— Problem details —
Return the lines that follow, exactly as they appear, from the first through the one containing "plt.rcParams['font.family'] = ['Liberation"; no pictures are to be included.

— Given information —

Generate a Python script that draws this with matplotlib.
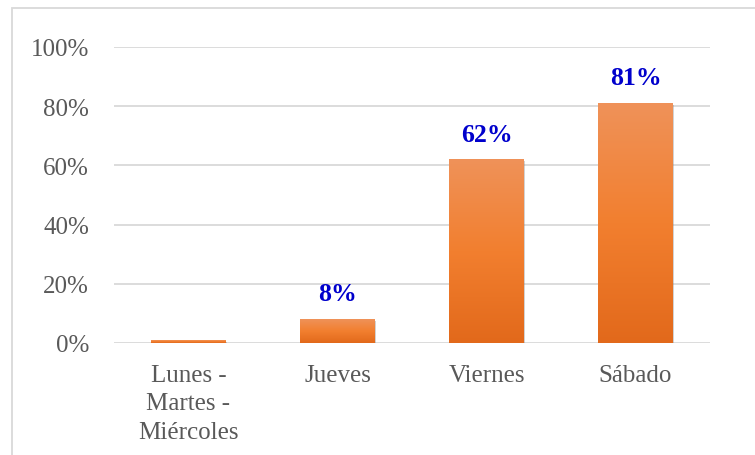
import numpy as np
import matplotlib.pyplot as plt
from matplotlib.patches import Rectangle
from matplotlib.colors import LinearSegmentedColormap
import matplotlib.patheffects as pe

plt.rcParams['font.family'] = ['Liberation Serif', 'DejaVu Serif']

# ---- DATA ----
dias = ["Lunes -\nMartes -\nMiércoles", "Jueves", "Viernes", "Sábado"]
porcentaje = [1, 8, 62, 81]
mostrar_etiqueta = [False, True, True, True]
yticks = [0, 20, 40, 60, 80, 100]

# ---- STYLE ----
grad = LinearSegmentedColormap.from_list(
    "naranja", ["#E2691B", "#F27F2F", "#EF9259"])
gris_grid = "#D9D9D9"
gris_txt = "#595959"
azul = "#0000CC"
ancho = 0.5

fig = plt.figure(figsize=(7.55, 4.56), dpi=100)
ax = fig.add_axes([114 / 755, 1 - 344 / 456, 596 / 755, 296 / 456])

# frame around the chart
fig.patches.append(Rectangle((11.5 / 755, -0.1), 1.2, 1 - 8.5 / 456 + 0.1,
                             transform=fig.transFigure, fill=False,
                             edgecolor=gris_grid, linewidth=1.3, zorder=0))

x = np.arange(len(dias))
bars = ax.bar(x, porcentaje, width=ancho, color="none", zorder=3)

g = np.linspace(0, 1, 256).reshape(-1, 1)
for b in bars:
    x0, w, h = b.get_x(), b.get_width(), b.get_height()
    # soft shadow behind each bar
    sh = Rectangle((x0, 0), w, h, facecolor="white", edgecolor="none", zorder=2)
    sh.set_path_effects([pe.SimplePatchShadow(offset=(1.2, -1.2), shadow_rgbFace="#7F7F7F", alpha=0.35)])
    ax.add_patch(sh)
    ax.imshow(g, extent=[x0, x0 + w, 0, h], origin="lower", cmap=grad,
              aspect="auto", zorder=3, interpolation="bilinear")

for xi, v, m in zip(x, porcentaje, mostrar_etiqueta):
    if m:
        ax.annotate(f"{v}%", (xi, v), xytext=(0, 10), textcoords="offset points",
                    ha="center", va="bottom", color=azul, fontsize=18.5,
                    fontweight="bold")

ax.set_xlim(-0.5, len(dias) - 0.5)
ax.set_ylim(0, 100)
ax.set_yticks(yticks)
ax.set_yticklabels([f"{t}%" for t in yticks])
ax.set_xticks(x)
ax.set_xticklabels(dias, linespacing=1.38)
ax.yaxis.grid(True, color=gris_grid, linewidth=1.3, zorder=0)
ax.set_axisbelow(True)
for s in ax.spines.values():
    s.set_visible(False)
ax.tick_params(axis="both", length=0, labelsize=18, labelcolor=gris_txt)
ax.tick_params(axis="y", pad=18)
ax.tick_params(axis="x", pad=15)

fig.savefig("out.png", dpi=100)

— Final answer —
Generate a Python script that draws this with matplotlib.
import numpy as np
import matplotlib.pyplot as plt
from matplotlib.patches import Rectangle
from matplotlib.colors import LinearSegmentedColormap
import matplotlib.patheffects as pe

plt.rcParams['font.family'] = ['Liberation Serif', 'DejaVu Serif']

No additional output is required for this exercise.